No one is surprised by the fact that Robert Mueller has gone almost completely silent for the last couple of months. Unlike former FBI Director James Comey, he seems to be abiding by the Justice Department protocol on not releasing information about probes during an election season.
But after all the votes are counted, it is very possible that a whole new race will resume. That is the contest over whether the release of findings from the Mueller investigation will beat out attempts by Donald Trump to stop it.
We’re already hearing about major exits from the Trump administration that will happen once the midterm elections are over. It has become obvious that Jeff Sessions’ days as Attorney General are numbered. The president has made it very clear that his exit will be based on the fact that Sessions recused himself from the Russia investigation. But the question becomes whether Trump can get a replacement nominee confirmed at all—much less in time to scuttle the Mueller investigation.
That leaves Deputy Attorney General Rod Rosenstein, who currently supervises the probe and has the authority to determine what, if any, reports are released, as the person most likely to join Sessions on the chopping block. You might remember that back in late September there was a flurry of rumors about Rosenstein being either fired or forced to resign. It didn’t happen back then, but most people assumed that the stay would only last until the midterm elections had been completed.
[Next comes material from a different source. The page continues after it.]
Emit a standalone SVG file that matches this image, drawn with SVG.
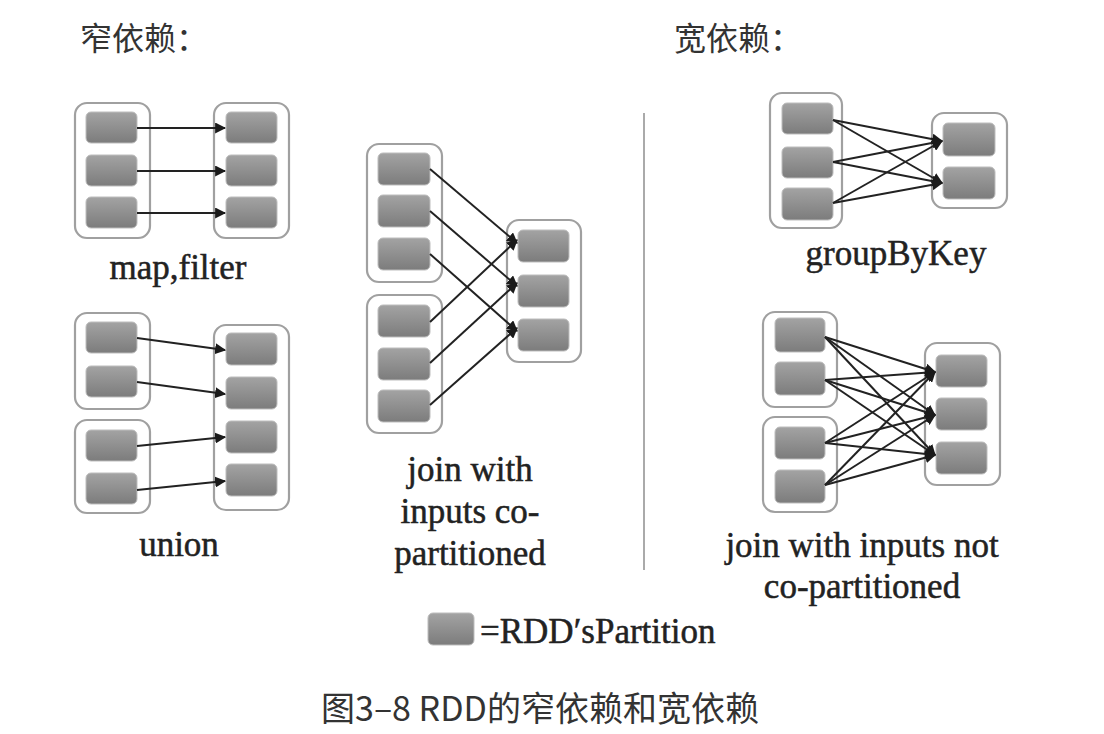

While we’ve all been focused on what the outcomes will be on Tuesday, the organization Citizens for Responsibility and Ethics in Washington (CREW) made an interesting discovery.
If Deputy Attorney General Rod Rosenstein either resigns or is fired, someone else will have to oversee the Special Counsel investigation. Next in line appears to be Solicitor General Noel Francisco. The problem is that Mr. Francisco has ties to the pending investigation that should preclude his participation.
For one thing, his former law firm, Jones Day, represents the Trump Presidential Campaign in the Special Counsel investigation. Also, Mr. Francisco has a continuing financial relationship with Jones Day, which owes him more than half a million dollars. In addition, he previously appeared before the Justice Department as a member of a “Landing Team” on behalf of the Presidential Transition Team.
The first of the three obstacles Mr. Francisco faces – his former employment relationship with Jones Day – raises an issue under the Trump ethics Executive Order. As required by that Executive Order, Mr. Francisco signed an ethics pledge in which he promised that, for two years after joining the government, he would not participate in any investigation in which Jones Day represents a client…
However, CREW has discovered that the Trump administration issued Mr. Francisco an ethics waiver on April 24, 2018. The waiver relieves him from any obligation to honor his ethics pledge to recuse from investigations involving Jones Day. The waiver states only that he is relieved of this obligation and offers no justification whatsoever.
CREW goes on to point out that the waiver was signed by Don McGahn, who himself has a history of working for Jones Day, and would therefore violate Trump’s ethics Executive Order by involving himself in giving Francisco a waiver. This tangled web is what some of us think of when people talk about the so-called “swamp.”
In any case, the administration seems to have done the legwork for Francisco to take over supervision of the Mueller probe when/if Rosenstein is fired. We can all be very certain that the conversation over loyalty between the president and Fransisco has also taken place. Depending on how fearful Trump is about the potential findings of the investigation, a race could be on over whether the president sets off a constitutional crisis by firing Rosenstein in an attempt to obstruct justice, or Mueller’s findings see the light of day.